Keuangan
BREN memiliki marjin laba usaha (OPM) yang lebih tinggi dibandingkan PGEO, dengan OPM sebesar 35,8% dibandingkan 32,6% di tahun 2022. Namun, PGEO memiliki marjin laba bersih (NPM) yang lebih tinggi dibandingkan BREN, dengan NPM sebesar 33,0% dibandingkan 16,4% di tahun 2022. Perbedaan NPM ini disebabkan oleh beban utang BREN yang lebih tinggi, yang berdampak negatif pada laba bersihnya. Rasio utang terhadap ekuitas (DER) BREN sebesar 3,99x, sedangkan DER PGEO sebesar 1,84x.
Valuasi
BREN memiliki valuasi yang lebih tinggi dibandingkan PGEO, dengan rasio harga saham terhadap laba bersih per saham (price to earnings ratio/PER) sebesar 60,2-70,1x, sedangkan PGEO sebesar 28,3x. Valuasi premium BREN dapat dijustifikasi jika dibandingkan dengan valuasi emiten Grup Barito lainnya di BEI, seperti BRPT (P/E 546,6x) dan TPIA (P/E -112x).
Ekspansi
Baik BREN maupun PGEO berencana untuk melakukan ekspansi di masa depan. BREN berencana untuk menggunakan sebagian dana hasil IPO untuk meningkatkan kepemilikannya di PLTP Salak dan Darajat.

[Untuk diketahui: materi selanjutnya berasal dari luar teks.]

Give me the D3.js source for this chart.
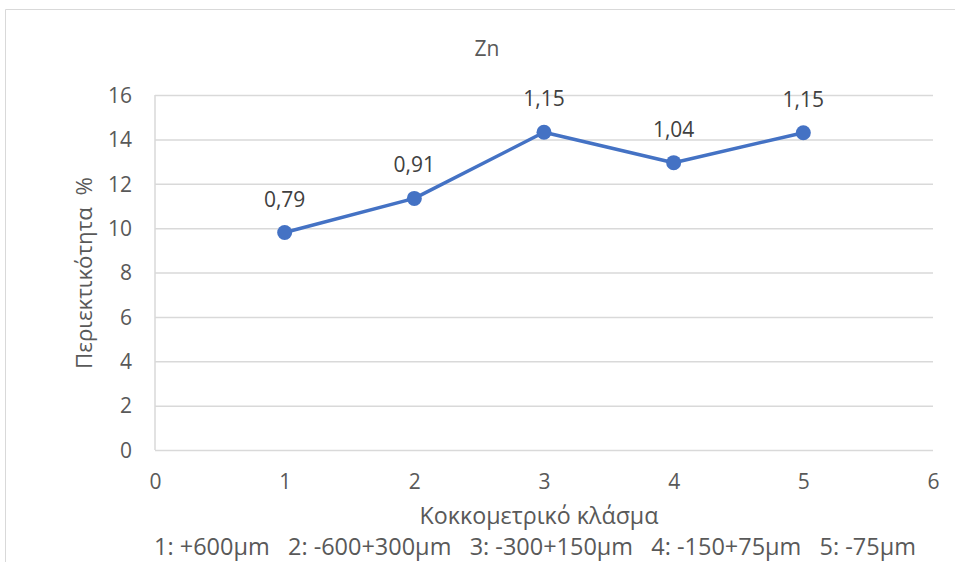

PGEO dikabarkan sedang mempertimbangkan untuk menjadi perusahaan induk bagi perusahaan-perusahaan panas bumi milik negara dan mengakuisisi pembangkit listrik tenaga panas bumi Sorik Marapi dengan nilai US$1 miliar.
Hutang
Beban keuangan dan valuasi premium bagi BREN, penambahan utang berbunga dan pergantian personel manajemen bagi PGEO – Beberapa risiko yang meliputi BREN antara lain adalah beban keuangan yang besar serta valuasi yang jauh lebih premium dibandingkan PGEO. Selain itu, BREN juga memiliki risiko pelepasan aset karena PLTP perseroan berada di atas wilayah kerja milik PGEO. Di sisi lain, PGEO juga memiliki sejumlah risiko seperti penambahan utang berbunga akibat ekspansi, risiko tenggat waktu penyelesain proyek baru, serta risiko pergantian personel manajemen ke depan.